Kathy and Judy's liberal political bent was, of course, nice to hear on an otherwise moderate to conservative station. But what I enjoyed most was the feeling that I had a few friends over every morning to talk over today's news and general life stuff. Goodbye Girlfriends.

And goodbye WGN radio. Putting Gary Meier on in the afternoons was bad. But canceling Kathy and Judy removes them from my pre-sets. I'll still hang with the Cubs and Pat and Ron. But if I want talk, I'll look elsewhere.

We all know where to go when we want music, yes? :-)

Liz

Friday, May 08, 2009

Frenchified musings

I'm always pleased and satisfied to read an explanation of my own behavior writ large in a headline. Apparently I'm fat and tired because I'm an American. Yet another study has made the astounding discovery that the French spend more time eating and sleeping than us, yet we are the wider for our short-shrifting of these two horizontal pleasure sites.

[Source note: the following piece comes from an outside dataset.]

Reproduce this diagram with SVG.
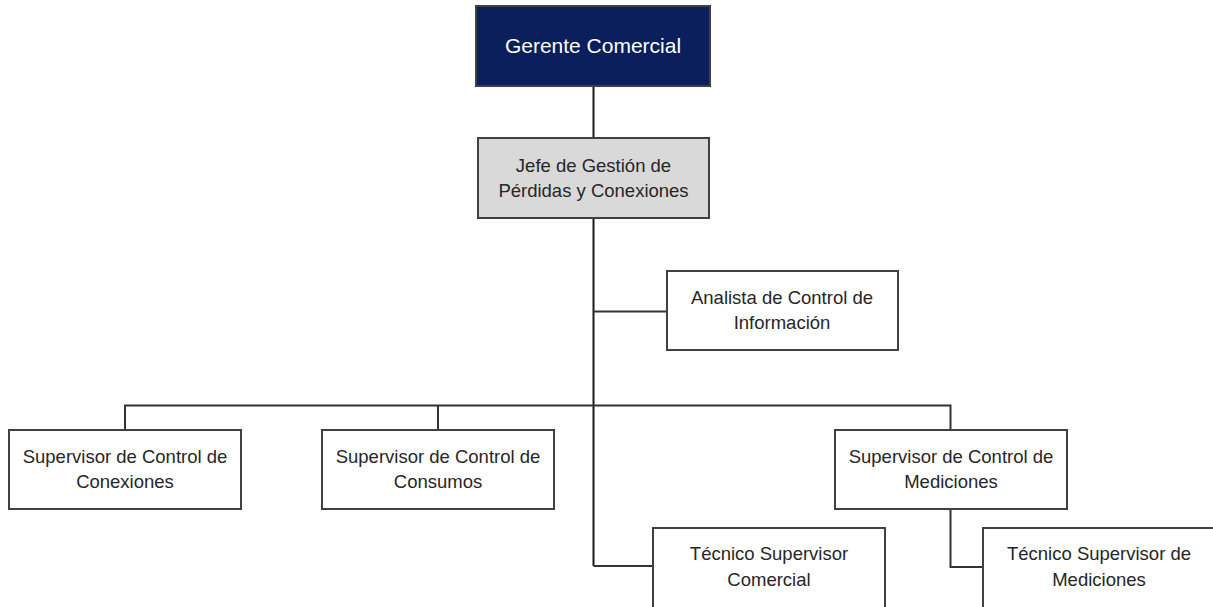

I've been pondering the differences between the French and myself, trying to account for my unseemly behavior. If I merely spoke French, perhaps that would help. I'd speak more slowly. Well, truly I would speak rarely, as my French is terrible and my accent is worse. And if I spoke less, maybe I would sleep more. If I slept more, perhaps my rested self would eat more slowly, thus taking in less food in more time.

But if I spoke French, then I'd have to BE French. Or at least pretend to be. And French women wear very insensible shoes, upon which they totter. I'm not good at tottering. Or teetering. Neither of which are similar to Twittering, which I also do not do.
Perhaps I need to wear those insensible French shoes to the dinner table, as they would also encourage me to sit for a long period of time--seeing as how I can't stand up in them.

The French eye roll? That I can do. The shrug? I'm there. And, really, the sleep part would be awfully easy to take on. Yes, I'd do it, pull on my big girl panties and take those 9 hours of sleep as painful medicine. But when would I tackle my big life accomplishments, like the NYTimes Thursday puzzle or the Trib's Friday sudoku, or blog about important politic issues of our times, like studies that waste thousands of dollars telling us that which we already know? Which is more pleasurable, sleep or these things?

The hardest part would be the slow eating. For years and years, I've made family dinner time a priority, as a good rule-following mother should. Slapped those home-cooked meals down on the table at 5:30, gathered the family together for quality food, quality time, and quality conversations. Doesn't that sound conducive to slow eating? Harumph. Not so much.

Why? The boys argue with regularity about any possible topic, as fathers and young men are apt to do. The teenage girl reacts with predictable dramatic flair to the annoying male things that her father and brother are apt to do.

Further, the whole family is so comfortable in their knowledge of my love that they feel free to critique the previously mentioned quality food that I prepare. Well, I am not interested in their critiques. Not one bit. I make the food; you eat the food; you are grateful for the food or you cook it yourself.

None of these behaviors (including my own) seem to lend themselves to quiet family bonding moments. No one is hanging around the dinner table for hours at a time. Rather, I find that I react to these behaviors by eating as much food as I can as quickly as I can. This definitely doesn't fit into the French plan of eat little for a long time. I love my family but I do not want to sit at the table with them for a long time at this stage of our family life together. So shoot me.

Rather than resort to violence (against my family or self-inflicted), I've encouraged a whole new line of behaviors, including reading at the table, grazing, and studiously avoiding eye contact while eating, the better to bypass those pesky social interactions between family members. I find myself feeling more French every meal, as arguments, furious silence or ear plugging are replaced by blissful long moments of shared quiet over good reading material.